Despite his record as a
poor student, Fortino did the math. As he was in his late 50s he knew he might
die in prison. So he gave up Joe Darts.
Fortino was a gold mine of
information concerning the local mob, and he confessed to aiding Argentieri in
the murder of two rivals five years prior. He offered to tell the FBI and the
Philly detectives where the bodies — or to be precise, the body parts — were
buried. The Assistant U.S. Attorney was very happy with Fortino, and she
arranged a very good deal for him.
So there we were in the Federal
Detention Center. Fortino told me that his wife and young son were already out
of state, safe in the Witness Protection Program.
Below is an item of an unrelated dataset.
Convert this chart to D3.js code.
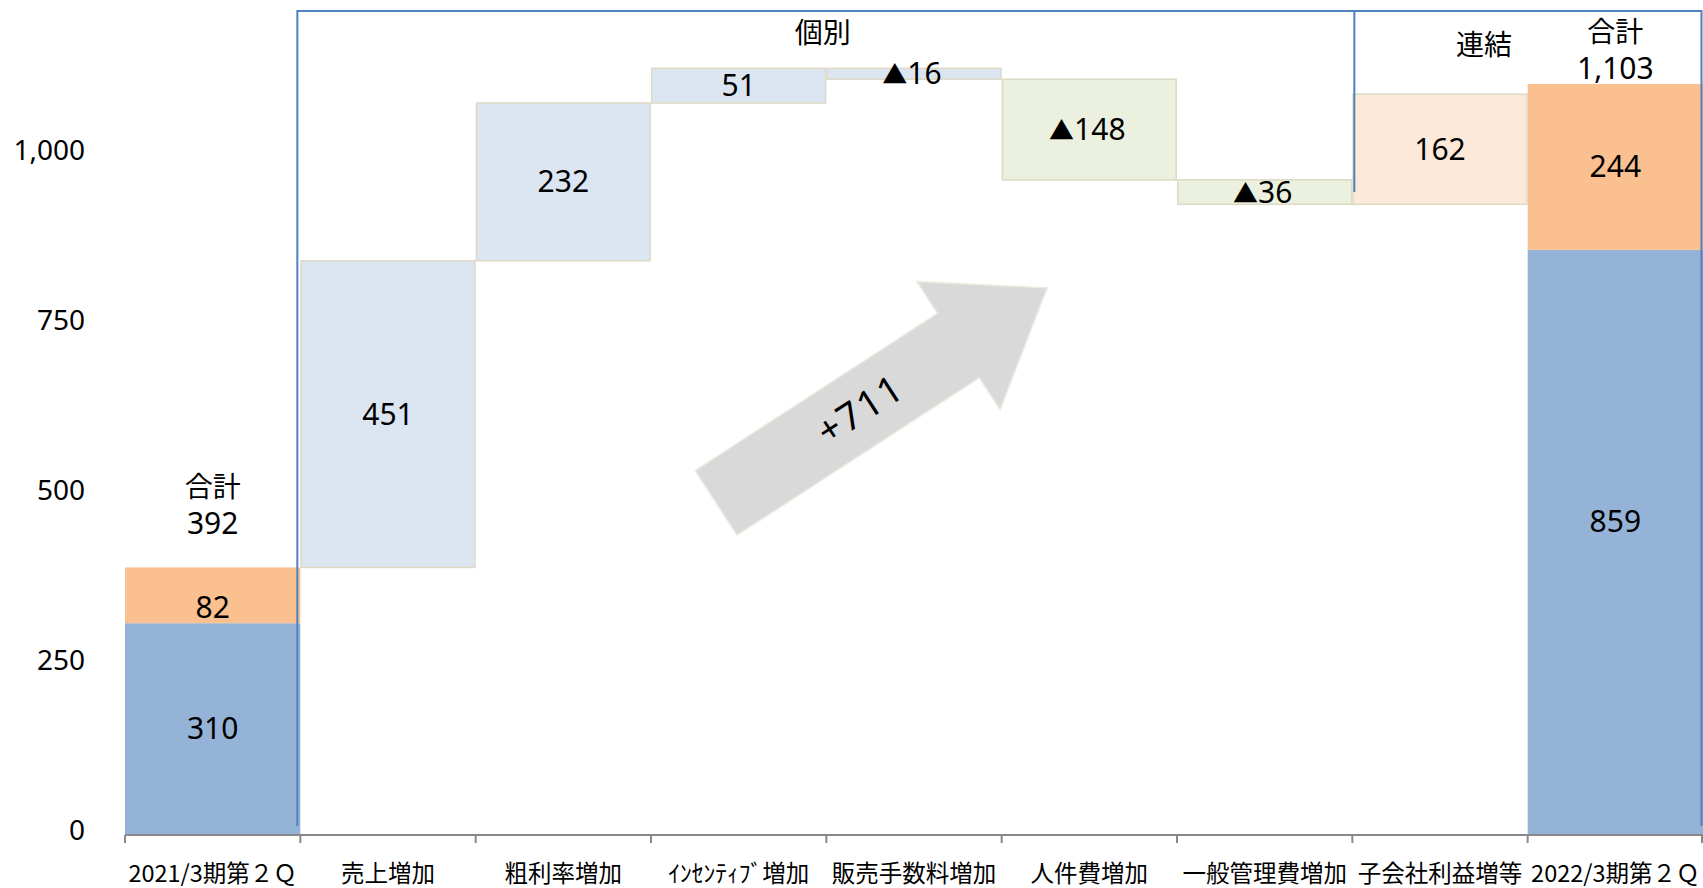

He said he would join them
when he finished his testimony.
Fortino said that he was thankful that
before the FBI went out and arrested Argentieri, the FBI agents escorted Fortino
to his home, where he, his wife and his brother-in-law loaded up a truck with
all of their household belongings for the trip out of state.
“Nobody
suspected a thing, we were in and out in two hours,” Fortino said proudly.
“After all, I know how to fuckin’ move furniture.”